The official measurements are in, and the Gulf of Mexico "Dead Zone" is the second-largest ever recorded.
Hurricane Dolly, which churned through the Gulf last week, may have mixed in enough oxygen to thwart researchers' predictions that this year's Dead Zone would exceed the largest on record, in 2002. Had the survey been conducted earlier, before Dolly, the official estimate would have gone in the books as significantly larger.
But there's small consolation in a lifeless zone of water off the American coast that covers 7,988 square miles, slightly bigger than in 2007, and about the size of Massachusetts. It failed to reach the New Jersey-sized proportions predicted.
The biggest Dead Zone on record was in 2002, when 8,481 square miles of water became lifeless. Last year, researchers also predicted a record was possible, but the dead zone reached 7,903 square miles.
This year's Dead Zone is nearly four times the size government agents have set as a goal, and the average seasonal Dead Zone is more than three times the goal.
"The continuing presence of a large dead zone highlights the need to implement ways to reduce the amount of nutrients coming from the Mississippi River watershed which have contributed to the dead zone growth in recent years," said Rob Magnien, director of NOAA's Center for Sponsored Coastal Ocean Research. "Reducing nutrient pollution to protect coastal resources is one of the greatest ecosystem management challenges that we face nation-wide."
The Gulf Dead Zone was so large this year for several reasons.
One prime culprit: The record Midwest flooding that caused the Mississippi to swell. The discharge of pollutants and nutrients from the Mississippi River causes algae to bloom in the Gulf of Mexico. When the algae dies, the decaying absorbs so much oxygen from the water that large areas become inhospitable to fish. The resulting lifeless area is called a eutrophic or hypoxic zone, or more colloquially, a dead zone. The condition is cyclic, and reaches its maximum in late summer.
Researchers emphasized the exceptional flow of water from the Mississippi as a prime driver of their prediction, but the other major reason is the use of fertilizers on farms across the Midwest. In 50 years, since the advent of modern agricultural techniques and changes to federal farm policy, farmers have increasingly planted more corn per acre, which depletes the soil and requires heavier inputs of chemical fertilizer. Most nitrogen fertilizers are derived from natural gas, so they are essentially a fossil fuel for food.
The acreage of corn planted, and the use of fertilizer, has skyrocketed in the past couple of years as Congress set quotas on the use of ethanol, an alternative fuel that in the United States is made primarily from corn. As requirements to use more ethanol increased, so did corn acreage and fertilizer used.
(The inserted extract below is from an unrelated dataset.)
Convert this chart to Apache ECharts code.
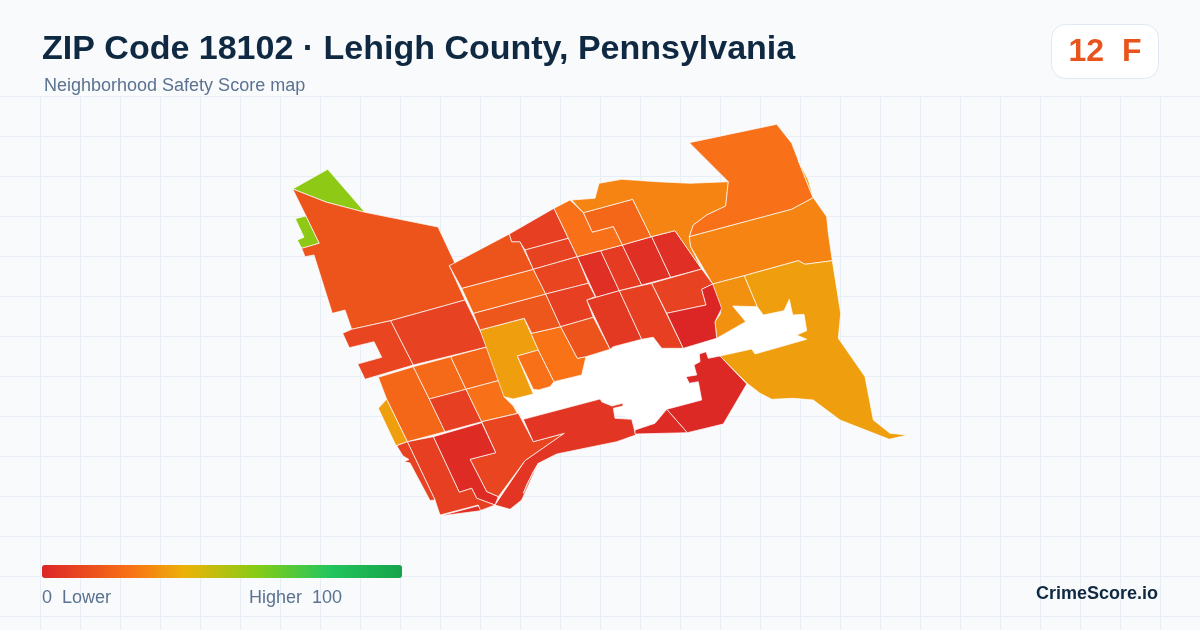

Ethanol is seen as a valuable alternative to gasoline, but making it from corn has proved problematic because it takes so much land, drives up food prices by siphoning off corn for fuel use, leads to additional pollution and provides little more energy than it takes to produce. More promising plant sources of ethanol are being studied, including switchgrass, which can be used to make cellulosic ethanol. Biofuels are seen as a promising alternative to gasoline in part because the growing of crops absorbs some of the carbon emitted by burning the fuel, making them a more sustainable option than digging up long-buried hydrocarbons and putting them in the atmosphere.
The record flooding in the Midwest was attributed by many to global warming. At least, many scientists including those in federal agencies agree that this type of flooding is going to become more frequent and intense as the climate heats up.
So the dead zone in the Gulf of Mexico, which robs fishermen of valuable fishing grounds and harms or kills wildlife, can be seen as another consequence of global warming. In this case, a proposed solution to global warming is also fueling a serious environmental problem.
The world is getting familiar with the carbon cycle and how pumping carbon that's been buried for millions of years into the atmosphere causes some global problems, but the out-of-whack nitrogen cycle is just as problematic.
The World Resources Institute recently mapped the world's dead zones and found a whopping 415 eutrophic (nutrient-saturated) zones, including 169 that are known to be hypoxic (devoid of oxygen) and another 169 that probably are. The researchers believe the number is much higher, since only the United States and the European Union do an adequate job of counting and reporting problem coastal areas. China and other fast-growing Asian economies are likely polluting their coasts, but the problem hasn't been documented, the researchers say.